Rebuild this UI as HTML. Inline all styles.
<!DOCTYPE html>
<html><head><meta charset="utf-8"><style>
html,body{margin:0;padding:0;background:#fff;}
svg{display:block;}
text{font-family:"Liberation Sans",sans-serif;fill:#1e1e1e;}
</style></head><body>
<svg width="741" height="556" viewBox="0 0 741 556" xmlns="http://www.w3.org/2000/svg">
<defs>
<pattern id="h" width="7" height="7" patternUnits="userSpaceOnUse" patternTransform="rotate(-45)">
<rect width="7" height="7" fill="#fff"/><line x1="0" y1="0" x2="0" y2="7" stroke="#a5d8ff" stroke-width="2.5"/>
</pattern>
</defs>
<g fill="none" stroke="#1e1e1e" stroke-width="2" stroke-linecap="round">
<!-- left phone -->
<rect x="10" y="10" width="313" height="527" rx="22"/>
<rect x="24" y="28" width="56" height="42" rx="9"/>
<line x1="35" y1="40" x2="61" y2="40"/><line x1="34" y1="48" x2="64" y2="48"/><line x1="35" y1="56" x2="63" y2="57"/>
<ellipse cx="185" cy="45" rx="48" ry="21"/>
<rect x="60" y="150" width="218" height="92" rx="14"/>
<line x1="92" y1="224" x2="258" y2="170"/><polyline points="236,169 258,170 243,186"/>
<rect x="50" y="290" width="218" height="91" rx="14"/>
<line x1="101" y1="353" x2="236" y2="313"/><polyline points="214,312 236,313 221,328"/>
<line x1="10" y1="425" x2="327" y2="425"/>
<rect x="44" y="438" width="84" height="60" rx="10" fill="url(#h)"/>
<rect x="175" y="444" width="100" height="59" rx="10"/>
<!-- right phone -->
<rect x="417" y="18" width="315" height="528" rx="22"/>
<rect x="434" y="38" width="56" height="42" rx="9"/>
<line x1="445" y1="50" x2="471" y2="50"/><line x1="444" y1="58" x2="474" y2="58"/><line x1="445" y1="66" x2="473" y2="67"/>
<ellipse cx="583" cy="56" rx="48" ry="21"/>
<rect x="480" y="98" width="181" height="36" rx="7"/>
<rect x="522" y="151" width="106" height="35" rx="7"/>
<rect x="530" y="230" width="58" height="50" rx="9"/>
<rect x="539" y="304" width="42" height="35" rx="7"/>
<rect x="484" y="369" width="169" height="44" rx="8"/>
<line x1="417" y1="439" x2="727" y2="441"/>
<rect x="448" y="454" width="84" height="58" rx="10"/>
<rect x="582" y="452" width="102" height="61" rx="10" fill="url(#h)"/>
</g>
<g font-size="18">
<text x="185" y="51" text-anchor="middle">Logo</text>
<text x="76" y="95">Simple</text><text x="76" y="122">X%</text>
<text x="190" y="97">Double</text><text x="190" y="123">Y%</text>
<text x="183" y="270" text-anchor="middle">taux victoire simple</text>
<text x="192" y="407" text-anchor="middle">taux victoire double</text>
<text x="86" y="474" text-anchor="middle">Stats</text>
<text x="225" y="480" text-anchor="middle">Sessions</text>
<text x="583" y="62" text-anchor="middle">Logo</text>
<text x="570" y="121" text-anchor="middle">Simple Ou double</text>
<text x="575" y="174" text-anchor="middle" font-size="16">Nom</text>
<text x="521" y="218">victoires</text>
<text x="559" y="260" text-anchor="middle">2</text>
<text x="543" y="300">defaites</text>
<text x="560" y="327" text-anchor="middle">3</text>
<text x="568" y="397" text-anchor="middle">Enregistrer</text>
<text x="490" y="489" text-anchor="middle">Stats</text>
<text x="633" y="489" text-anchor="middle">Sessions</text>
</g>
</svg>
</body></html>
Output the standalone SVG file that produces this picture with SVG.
◇ ◇ ◇ ◇ ◇
Your task is to repeat every entry exactly.

#### [WRITTEN SOLUTION]
Rebuild this UI as HTML. Inline all styles.
<!DOCTYPE html>
<html><head><meta charset="utf-8"><style>
html,body{margin:0;padding:0;background:#fff;}
svg{display:block;}
text{font-family:"Liberation Sans",sans-serif;fill:#1e1e1e;}
</style></head><body>
<svg width="741" height="556" viewBox="0 0 741 556" xmlns="http://www.w3.org/2000/svg">
<defs>
<pattern id="h" width="7" height="7" patternUnits="userSpaceOnUse" patternTransform="rotate(-45)">
<rect width="7" height="7" fill="#fff"/><line x1="0" y1="0" x2="0" y2="7" stroke="#a5d8ff" stroke-width="2.5"/>
</pattern>
</defs>
<g fill="none" stroke="#1e1e1e" stroke-width="2" stroke-linecap="round">
<!-- left phone -->
<rect x="10" y="10" width="313" height="527" rx="22"/>
<rect x="24" y="28" width="56" height="42" rx="9"/>
<line x1="35" y1="40" x2="61" y2="40"/><line x1="34" y1="48" x2="64" y2="48"/><line x1="35" y1="56" x2="63" y2="57"/>
<ellipse cx="185" cy="45" rx="48" ry="21"/>
<rect x="60" y="150" width="218" height="92" rx="14"/>
<line x1="92" y1="224" x2="258" y2="170"/><polyline points="236,169 258,170 243,186"/>
<rect x="50" y="290" width="218" height="91" rx="14"/>
<line x1="101" y1="353" x2="236" y2="313"/><polyline points="214,312 236,313 221,328"/>
<line x1="10" y1="425" x2="327" y2="425"/>
<rect x="44" y="438" width="84" height="60" rx="10" fill="url(#h)"/>
<rect x="175" y="444" width="100" height="59" rx="10"/>
<!-- right phone -->
<rect x="417" y="18" width="315" height="528" rx="22"/>
<rect x="434" y="38" width="56" height="42" rx="9"/>
<line x1="445" y1="50" x2="471" y2="50"/><line x1="444" y1="58" x2="474" y2="58"/><line x1="445" y1="66" x2="473" y2="67"/>
<ellipse cx="583" cy="56" rx="48" ry="21"/>
<rect x="480" y="98" width="181" height="36" rx="7"/>
<rect x="522" y="151" width="106" height="35" rx="7"/>
<rect x="530" y="230" width="58" height="50" rx="9"/>
<rect x="539" y="304" width="42" height="35" rx="7"/>
<rect x="484" y="369" width="169" height="44" rx="8"/>
<line x1="417" y1="439" x2="727" y2="441"/>
<rect x="448" y="454" width="84" height="58" rx="10"/>
<rect x="582" y="452" width="102" height="61" rx="10" fill="url(#h)"/>
</g>
<g font-size="18">
<text x="185" y="51" text-anchor="middle">Logo</text>
<text x="76" y="95">Simple</text><text x="76" y="122">X%</text>
<text x="190" y="97">Double</text><text x="190" y="123">Y%</text>
<text x="183" y="270" text-anchor="middle">taux victoire simple</text>
<text x="192" y="407" text-anchor="middle">taux victoire double</text>
<text x="86" y="474" text-anchor="middle">Stats</text>
<text x="225" y="480" text-anchor="middle">Sessions</text>
<text x="583" y="62" text-anchor="middle">Logo</text>
<text x="570" y="121" text-anchor="middle">Simple Ou double</text>
<text x="575" y="174" text-anchor="middle" font-size="16">Nom</text>
<text x="521" y="218">victoires</text>
<text x="559" y="260" text-anchor="middle">2</text>
<text x="543" y="300">defaites</text>
<text x="560" y="327" text-anchor="middle">3</text>
<text x="568" y="397" text-anchor="middle">Enregistrer</text>
<text x="490" y="489" text-anchor="middle">Stats</text>
<text x="633" y="489" text-anchor="middle">Sessions</text>
</g>
</svg>
</body></html>
Output the standalone SVG file that produces this picture with SVG.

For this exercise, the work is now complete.